Before examining the ways in which Johnson employs his own social media, it is instructive to compare him against some of his peers in modern Hollywood. These comparisons are especially striking where Instagram is concerned. Among the actors listed alongside Johnson on Forbes’ list of the 10 highest earning actors of 2017 are familiar names such as Tom Cruise, Robert Downey Jr., Mark Walhberg, and Adam Sandler, as well as Johnson’s Fast and the Furious co-star Vin Diesel. Arguably the most recognisable of these names, Tom Cruise, appears to use Instagram only sporadically, setting up his account in January of 2018, and posting only 29 times in the first six months of the same year. Moving through the list, there seems to be a clear link between frequency of posts and number of followers; by far the highest by both measures is Vin Diesel, whose Instagram profile dates back to April 2014, and who since then has amassed 1333 posts and 49.8 million followers. These numbers are, however, dwarfed by Dwayne Johnson, who at the time of writing boasts 3650 posts and 109 million followers. In terms of both frequency of posting and the reach of that content, Johnson outstrips his peers significantly. This would suggest that Johnson is clearly savvy in the use of social media, but to explore the roots of this aptitude, it is worth considering his particular background in audience interaction.

Working a crowd: the performer/audience dynamic

Warden (Citation2013) has written about the uniquely participatory relationship between audience and performer in the arena of professional wrestling. The importance of the performer-spectator dynamic in articulating meaning through the wrestler’s performance of morality, suffering and triumph has previously been elucidated by Barthes (Citation1972); and later with more focus on the role of television in mediating this interaction by Jenkins (Citation1997). Warden (Citation2013) goes further than these in emphasising the agency of the audience in what she calls ‘performance-based-democracy’ and ‘one of the most egalitarian contemporary performance spaces.’ Warden points out that, in contrast to ‘the image of the wrestling fan as a duped, ignorant fool’, the wrestling audience is in fact an often unruly aspect of the performance that means the form ‘shivers with potential actor-audience disruption’. In the traditional understanding of wrestling’s classic morality play, not only is it necessary for there to be a clear hero and villain, but it is also essential for that to be conspicuously realised in the responses of the audience – they will cheer the hero’s displays of resilience, share in his suffering, jeer the antagonist’s flouting of the rules.
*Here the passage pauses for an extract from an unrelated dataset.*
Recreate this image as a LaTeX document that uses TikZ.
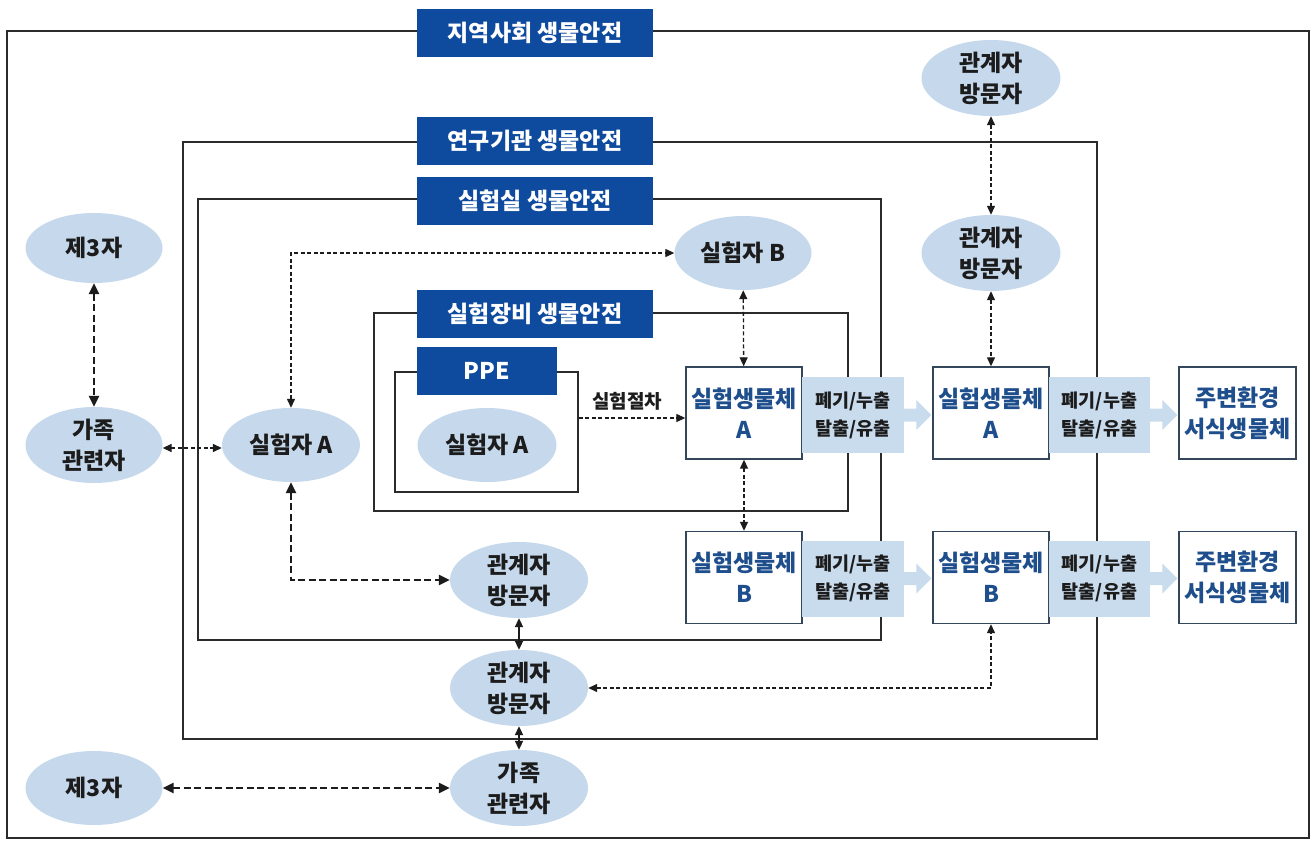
\documentclass[tikz,border=0pt]{standalone}
\usepackage{fontspec}
\setmainfont{Noto Sans CJK KR}
\usetikzlibrary{shapes.geometric,arrows.meta,fit,calc}

\definecolor{ellblue}{HTML}{C6D9EC}
\definecolor{ttlblue}{HTML}{0E4A9E}
\definecolor{orgtext}{HTML}{1F4E8C}
\definecolor{flowblue}{HTML}{C9DCEE}
\definecolor{framegray}{HTML}{2B2B2B}
\definecolor{boxline}{HTML}{34465A}
\definecolor{ink}{HTML}{1C1C1C}

\tikzset{
  frame/.style={draw=framegray, line width=1.7pt, inner sep=0pt},
  ttl/.style={fill=ttlblue, text=white, font=\bfseries\fontsize{23}{27}\selectfont,
    minimum width=236pt, minimum height=48pt, inner sep=0pt},
  party/.style={ellipse, fill=ellblue, text=ink, font=\bfseries\fontsize{23}{31}\selectfont,
    align=center, inner sep=0pt},
  organism/.style={draw=boxline, line width=1.4pt, fill=white, text=orgtext,
    font=\bfseries\fontsize{23}{31}\selectfont, align=center,
    minimum width=116pt, minimum height=92pt, inner sep=0pt},
  release/.style={fill=flowblue, text=ink, font=\bfseries\fontsize{18.5}{28}\selectfont,
    align=center, minimum width=102pt, minimum height=76pt, inner sep=0pt},
  twoheads/.style={{Triangle[length=9pt,width=8pt]}-{Triangle[length=9pt,width=8pt]}},
  onehead/.style={-{Triangle[length=9pt,width=8pt]}},
  thinlink/.style={draw=ink, line width=1.3pt, dash pattern=on 4pt off 2.5pt},
  heavylink/.style={draw=ink, line width=2.3pt, dash pattern=on 7pt off 3.5pt,
    {Triangle[length=11pt,width=10pt]}-{Triangle[length=11pt,width=10pt]}},
  solidlink/.style={draw=ink, line width=2pt,
    {Triangle[length=9pt,width=8pt]}-{Triangle[length=9pt,width=8pt]}},
}

% light-blue release arrow from a label block to the next organism box
\newcommand\spillarrow[2]{%
  \fill[flowblue] ($(#1.east)+(0,-6.5)$) -- ($(#1.east -| #2.west)+(-16,-6.5)$)
    -- ($(#1.east -| #2.west)+(-16,-15)$) -- ($(#1.east -| #2.west)+(-1,0)$)
    -- ($(#1.east -| #2.west)+(-16,15)$) -- ($(#1.east -| #2.west)+(-16,6.5)$)
    -- ($(#1.east)+(0,6.5)$) -- cycle;}

\begin{document}
\begin{tikzpicture}[x=1pt,y=-1pt]
\useasboundingbox (0,0) rectangle (1315,842);
\fill[white] (0,0) rectangle (1315,842);

% nested safety levels
\node[frame, fit={(7,31) (1309,838)}] (community) {};
\node[frame, fit={(183,142) (1097,739)}] (institute) {};
\node[frame, fit={(198,199) (881,640)}] (lab) {};
\node[frame, fit={(374,313) (848,511)}] (equip) {};
\node[frame, fit={(395,372) (578,492)}] (ppe) {};

% level titles
\node[ttl] (tcommunity) at (535,33) {지역사회 생물안전};
\node[ttl] (tinstitute) at (535,141) {연구기관 생물안전};
\node[ttl] (tlab) at (535,201) {실험실 생물안전};
\node[ttl] (tequip) at (535,314) {실험장비 생물안전};
\node[ttl, minimum width=140pt] (tppe) at (487,371) {PPE};

% organisms and surroundings
\node[organism] (oa1) at (744,413) {실험생물체\\A};
\node[organism] (ob1) at (744,577.5) {실험생물체\\B};
\node[organism] (oa2) at (991,413) {실험생물체\\A};
\node[organism] (ob2) at (991,577.5) {실험생물체\\B};
\node[organism, minimum width=117pt] (enva) at (1237.5,413) {주변환경\\서식생물체};
\node[organism, minimum width=117pt] (envb) at (1237.5,577.5) {주변환경\\서식생물체};

% release paths
\node[release] (ra1) at (853,415) {폐기/누출\\탈출/유출};
\node[release] (rb1) at (853,578.5) {폐기/누출\\탈출/유출};
\node[release, minimum width=101pt] (ra2) at (1099.5,415) {폐기/누출\\탈출/유출};
\node[release, minimum width=101pt] (rb2) at (1099.5,578.5) {폐기/누출\\탈출/유출};
\spillarrow{ra1}{oa2}
\spillarrow{rb1}{ob2}
\spillarrow{ra2}{enva}
\spillarrow{rb2}{envb}

% people
\node[party, minimum width=139pt, minimum height=76pt] (vt) at (991,78) {관계자\\방문자};
\node[party, minimum width=139pt, minimum height=76pt] (vm) at (991,253) {관계자\\방문자};
\node[party, minimum width=137pt, minimum height=74pt] (sb) at (743,253) {실험자 B};
\node[party, minimum width=137pt, minimum height=70pt] (t3a) at (94,248) {제3자};
\node[party, minimum width=137pt, minimum height=76pt] (fa) at (94,445) {가족\\관련자};
\node[party, minimum width=138pt, minimum height=74pt] (ea) at (291,445) {실험자 A};
\node[party, minimum width=139pt, minimum height=74pt] (ei) at (487,445) {실험자 A};
\node[party, minimum width=138pt, minimum height=76pt] (vl) at (519,580) {관계자\\방문자};
\node[party, minimum width=138pt, minimum height=76pt] (vr) at (519,688) {관계자\\방문자};
\node[party, minimum width=138pt, minimum height=76pt] (fb) at (519,788) {가족\\관련자};
\node[party, minimum width=137pt, minimum height=74pt] (t3b) at (94,788) {제3자};

% procedure arrow
\coordinate (procend) at ([yshift=-5pt]oa1.west);
\draw[thinlink, onehead] (ppe.east |- procend) -- (procend);
\node[font=\bfseries\fontsize{19}{23}\selectfont, text=ink] (proc) at (627,401) {실험절차};

% interactions
\draw[thinlink, twoheads] (vt) -- (vm);
\draw[thinlink, twoheads] (vm) -- (oa2);
\draw[thinlink, twoheads] (sb) -- (oa1);
\draw[thinlink, twoheads] (oa1) -- (ob1);
\draw[thinlink, twoheads] (ea.north) |- (sb.west);
\draw[thinlink, twoheads] (vr.east) -| (ob2.south);
\draw[thinlink, line width=1.6pt, twoheads] (fa.east |- 0,448) -- (ea.west |- 0,448);
\draw[heavylink] (t3a) -- (fa);
\draw[heavylink] (ea.south) |- (vl.west);
\draw[heavylink] (t3b) -- (fb);
\draw[solidlink] (vl) -- (vr);
\draw[solidlink] (vr) -- (fb);
\end{tikzpicture}
\end{document}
As Warden argues, however, modern wrestling audiences have in recent years displayed a resistance to this formula, and in several conspicuous examples have used their voice to ‘force resolution’ to ‘incongruities between the story the WWE wanted to devise and the story they were compelled to present due to the audience’s response’. In such cases, they may do this by cheering for the designated villain and booing the supposed protagonist within the match, or by using their chants to comment disparagingly on the match itself, or even by chanting for a wrestler who works for another company.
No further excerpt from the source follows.